You want a republican majority to stop the rising crony capitalism (you know, sort of like, Bayer, BASF, and Krupp and another govt at another time?)
But nothing is happening. And on issues such as massive, crisis level illegal immigration (i.e a totally unsecured border ..no matter your feeling about legal immirgration) the republican party seems VAPID as an organized entity?
Look at this …. this is a libertarian market issue and there is agreement over this with VOX (Ezra Klein?), and TPM (Josh Marshall ?…AYFKM?).

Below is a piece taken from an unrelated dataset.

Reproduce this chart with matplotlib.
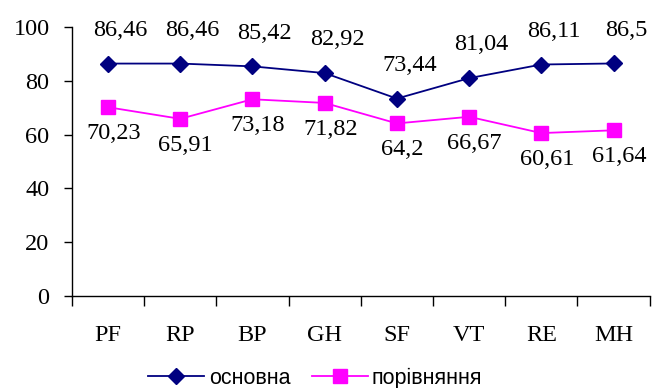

Just THINK about what that all means.
It’s not just Obama and the Solyndra’s of the Chicago Way. Wall Street has LOST the edge of market capitalism in the fat and gravy we reference as TOO BIG TO FAIL
READ THIS - CATO:

Big Business Clashes with Libertarians and Tea Party over Ex-Im Bank

Two weeks ago I wrote about the efforts of big business to defeat libertarian-leaning legislators in states across the country. To confirm my point, on the same day the article appeared the Michigan Chamber of Commerce endorsed the opponent of Rep. Justin Amash, the one of whom I had written, “Most members of Congress vote for unconstitutional bills. Few of them make it an explicit campaign promise.”
Now a battle is brewing in Congress that pits libertarians and Tea Party supporters against the country’s biggest businesses. The Wall Street Journal headlines, “GOP’s Attack on Export-Import Bank Alarms Business Allies.” The “rise of tea-party-aligned lawmakers” is threatening this most visible example of corporate welfare, and David Brat’s attacks on “crony capitalism” in his surprise defeat of Eric Cantor have made some Republicans nervous. Amash told the Journal, “There are some large corporations that would like corporate welfare to continue.”
The biggest beneficiaries of Ex-Im’s billions are companies such as Boeing, General Electric and Caterpillar,  according to Veronique de Rugy, a senior research fellow at the Mercatus Center. Cato scholars have made the same point, including Aaron Lukas and Ian Vasquez in 2002 and Sallie James in 2011.
Matthew Yglesias of Vox notes, “The Export-Import Bank is a great example of the kind of thing a libertarian populist might oppose. That’s because the bank is a pretty textbook example of the government stepping in to arbitrarily help certain business owners.” And he points out that supporters of the Bank include the U.S. Chamber of Commerce, the National Association of Manufacturers, the AFL-CIO, Haley Barbour, and Dick Gephardt. He could have added Tom Donnelly of the American Enterprise Institute.
Rep. Adam Kinzinger (R-IL) said he worried about “a libertarian theology that’s really starting to creep in.” I hope he’s right.